Synergy is the operative word in this game. You get XP for combat skills, XP for levels, Energy from unlocking knowledge in the game’s extensive collection of lore snippets (quite a few named characters have short background blurbs. When you’re waiting for you energy to come back, you can fight—if you get bored of that, you can fish. You can even leave the game on and not feel like you’re wasting time as you regain energy faster. The incentive to leave it on at all times is strange to me—it smacks of Eve, where you played the game in the background while doing other things—but it’s nice to see something that rewards you if you just idle, so players don’t feel pressured to get up and eat or walk around once in a while.
The voice acting is, in a word, terrible—delivery is inconsistent and forced, and some of it is downright laughable. Hearing a soldier mutter his lines so that they could barely be heard made me glad there were subtitles. The translation from Korean isn’t stellar, either, with “on the Improve” and other such awkward translations dotting the game.

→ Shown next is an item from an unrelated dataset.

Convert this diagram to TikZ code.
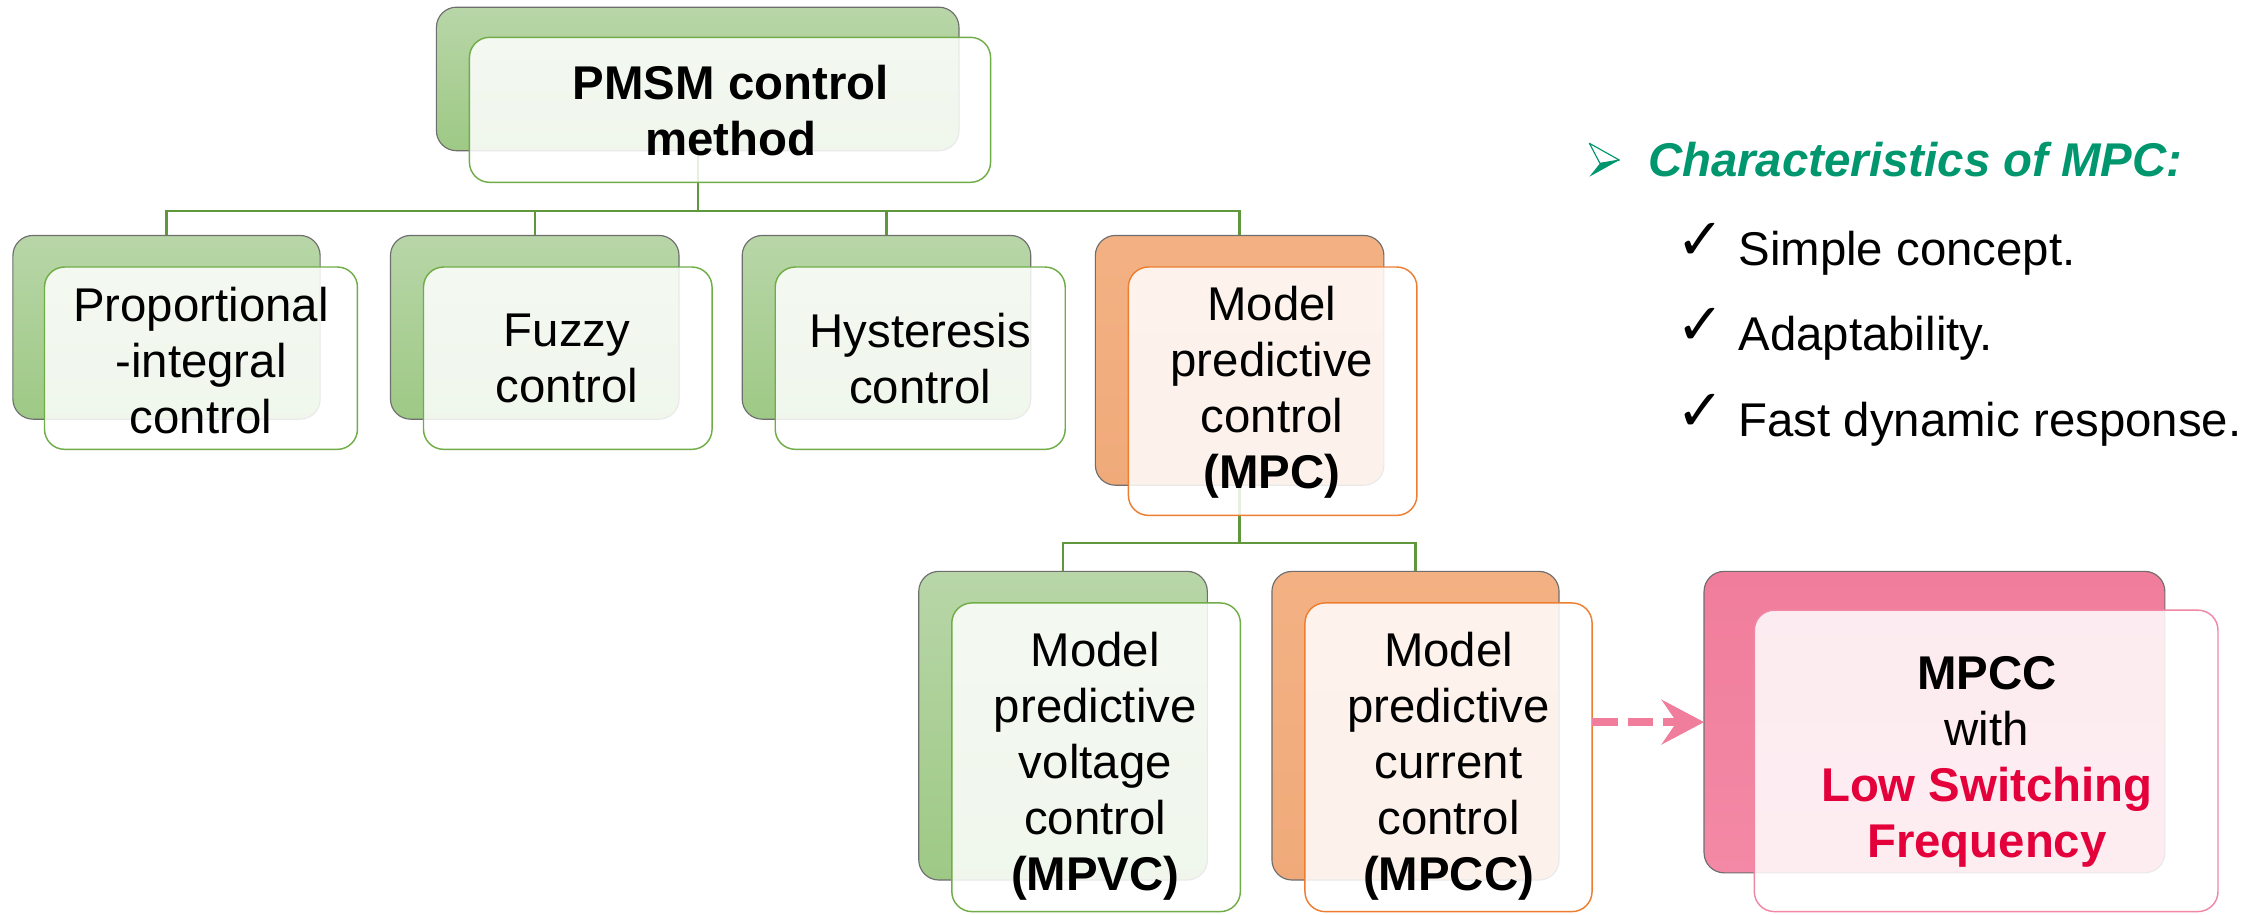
\documentclass[tikz,border=0pt]{standalone}
\usepackage{fontspec}
\setmainfont{Liberation Sans}
\newfontfamily\dejavu{DejaVu Sans}
\usetikzlibrary{arrows.meta}
\definecolor{gtop}{RGB}{184,214,168}
\definecolor{gbot}{RGB}{158,201,133}
\definecolor{gline}{RGB}{112,173,71}
\definecolor{connc}{RGB}{96,150,60}
\definecolor{otop}{RGB}{243,177,131}
\definecolor{obot}{RGB}{240,170,122}
\definecolor{oline}{RGB}{237,125,49}
\definecolor{ptop}{RGB}{240,125,155}
\definecolor{pbot}{RGB}{243,137,166}
\definecolor{pline}{RGB}{240,135,165}
\definecolor{parrow}{RGB}{240,125,155}
\definecolor{redtxt}{RGB}{228,0,58}
\definecolor{tealc}{RGB}{0,150,110}
\definecolor{edgec}{RGB}{110,110,110}
\begin{document}
\begin{tikzpicture}[x=1pt,y=-1pt,
  every node/.style={inner sep=0pt,outer sep=0pt},
  boxbase/.style={rounded corners=14pt, anchor=north west},
  backg/.style={boxbase, draw=edgec, line width=0.8pt, top color=gtop, bottom color=gbot},
  backo/.style={boxbase, draw=edgec, line width=0.8pt, top color=otop, bottom color=obot},
  backp/.style={boxbase, draw=edgec, line width=0.8pt, top color=ptop, bottom color=pbot},
  frontg/.style={boxbase, draw=gline, line width=1pt, fill=white, fill opacity=0.85},
  fronto/.style={boxbase, draw=oline, line width=1pt, fill=white, fill opacity=0.85},
  frontp/.style={boxbase, draw=pline, line width=1pt, fill=white, fill opacity=0.85},
  lbl/.style={align=center, font=\fontsize{33}{39}\selectfont, text=black},
  conn/.style={draw=connc, line width=1.6pt},
  dasharrow/.style={draw=parrow, line width=5.8pt, dash pattern=on 18pt off 6.7pt,
     -{Stealth[length=29.5pt,width=31pt,inset=10.5pt]}},
  bodytext/.style={anchor=base west, font=\fontsize{33}{39}\selectfont, text=black},
  checkm/.style={anchor=base west, font=\dejavu\fontsize{40}{44}\selectfont, text=black}
]
\fill[white] (0,0) rectangle (1568,637);
\useasboundingbox (0,0) rectangle (1568,637);

% back boxes
\node[backg, minimum width=364pt, minimum height=100pt] (pmsmB) at (304,5) {};
\node[backg, minimum width=214pt, minimum height=128pt] (piB) at (9,164) {};
\node[backg, minimum width=201pt, minimum height=128pt] (fzB) at (272,164) {};
\node[backg, minimum width=201pt, minimum height=128pt] (hyB) at (517,164) {};
\node[backo, minimum width=201pt, minimum height=174pt] (mpcB) at (763,164) {};
\node[backg, minimum width=201pt, minimum height=215pt] (mpvcB) at (640,398) {};
\node[backo, minimum width=200pt, minimum height=215pt] (mpccB) at (886,398) {};
\node[backp, minimum width=321pt, minimum height=210pt] (lowB) at (1187,398) {};

% connectors
\draw[conn] (pmsmB.south) -- ++(0,42) coordinate (h1);
\draw[conn] (piB.north) |- (h1) -| (mpcB.north);
\draw[conn] (fzB.north) -- (fzB.north |- h1);
\draw[conn] (hyB.north) -- (hyB.north |- h1);
\draw[conn] (mpcB.south) -- ++(0,40) coordinate (h2);
\draw[conn] (mpvcB.north) |- (h2) -| (mpccB.north);

% front boxes
\node[frontg, minimum width=363pt, minimum height=101pt] (pmsmF) at (327,26) {};
\node[frontg, minimum width=218pt, minimum height=127pt] (piF) at (31,186) {};
\node[frontg, minimum width=201pt, minimum height=127pt] (fzF) at (295,186) {};
\node[frontg, minimum width=202pt, minimum height=127pt] (hyF) at (540,186) {};
\node[fronto, minimum width=201pt, minimum height=173pt] (mpcF) at (786,186) {};
\node[frontg, minimum width=201pt, minimum height=215pt] (mpvcF) at (663,420) {};
\node[fronto, minimum width=200pt, minimum height=215pt] (mpccF) at (909,420) {};
\node[frontp, minimum width=323pt, minimum height=210pt] (lowF) at (1222,425) {};

% labels
\node[lbl, font=\bfseries\fontsize{33}{39}\selectfont] (pmsmT) at (509,77) {PMSM control\\method};
\node[lbl] (piT) at (140,251) {Proportional\\-integral\\control};
\node[lbl] (fzT) at (395,250) {Fuzzy\\control};
\node[lbl] (hyT) at (641,250) {Hysteresis\\control};
\node[lbl] (mpcT) at (886,273) {Model\\predictive\\control\\\textbf{(MPC)}};
\node[lbl] (mpvcT) at (763,534) {Model\\predictive\\voltage\\control\\\textbf{(MPVC)}};
\node[lbl] (mpccT) at (1009,534) {Model\\predictive\\current\\control\\\textbf{(MPCC)}};
\node[lbl] (lowT) at (1384,531) {\textbf{MPCC}\\with\\\textcolor{redtxt}{\textbf{Low Switching}}\\\textcolor{redtxt}{\textbf{Frequency}}};

% dashed arrow
\draw[dasharrow] (mpccF.east |- lowB.west) -- (lowB.west);

% characteristics
\fill[tealc] (1114.5,113.8) -- (1128,111.5) -- (1107.1,123.1) -- cycle;
\draw[tealc, line width=0.8pt, line join=round] (1107.1,99.8) -- (1128,111.5) -- (1114.5,113.8) -- cycle;
\node[bodytext, font=\bfseries\itshape\fontsize{33}{39}\selectfont, text=tealc] (chT) at (1148,123) {Characteristics of MPC:};
\node[checkm] (c1) at (1168,181) {✓};
\node[bodytext] (t1) at (1211,185) {Simple concept.};
\node[checkm] (c2) at (1168,240) {✓};
\node[bodytext] (t2) at (1211,244) {Adaptability.};
\node[checkm] (c3) at (1168,300) {✓};
\node[bodytext] (t3) at (1211,304) {Fast dynamic response.};
\end{tikzpicture}
\end{document}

The biggest issue for me is how dense the complexity makes the game. Crafting, particularly cooking, requires a lot of experimentation or wiki-diving, and finding out the game’s systems isn’t always represented, even in the quests. There are always quests that give you reasons to gather or play the many mini-games—moving a wheel-barrow requires you keep a cursor in between two points, and the fishing system is actually rather fun.
Like many MMO launches, this one had its issues—-mostly lying in difficulty redeeming preorder items, but there is a persistent spawning bug that made some quests unbeatable, where enemies would not reappear, leaving empty areas without foes to fight. They eventually reappear, but it needs to be fixed, as we all share a world. I found that competition for spawns wasn’t too bad without the bug—you don’t get quest credit or drops if someone ‘tags’ a foe, but you still get combat XP for fighting if you kill an enemy someone has already engaged.
There are whole sections of the map I have not explored yet, and more that will be unlocked in further expansions. I am still playing, which is always a key for games, and will be reporting more when I hit end-game and see what’s available. There will always be more to do in the Black Desert.
The Reviewer did not redeem the item/horse package that was given with the review copy until AFTER the review was written. All experiences written within this review were without the aforementioned bonus content.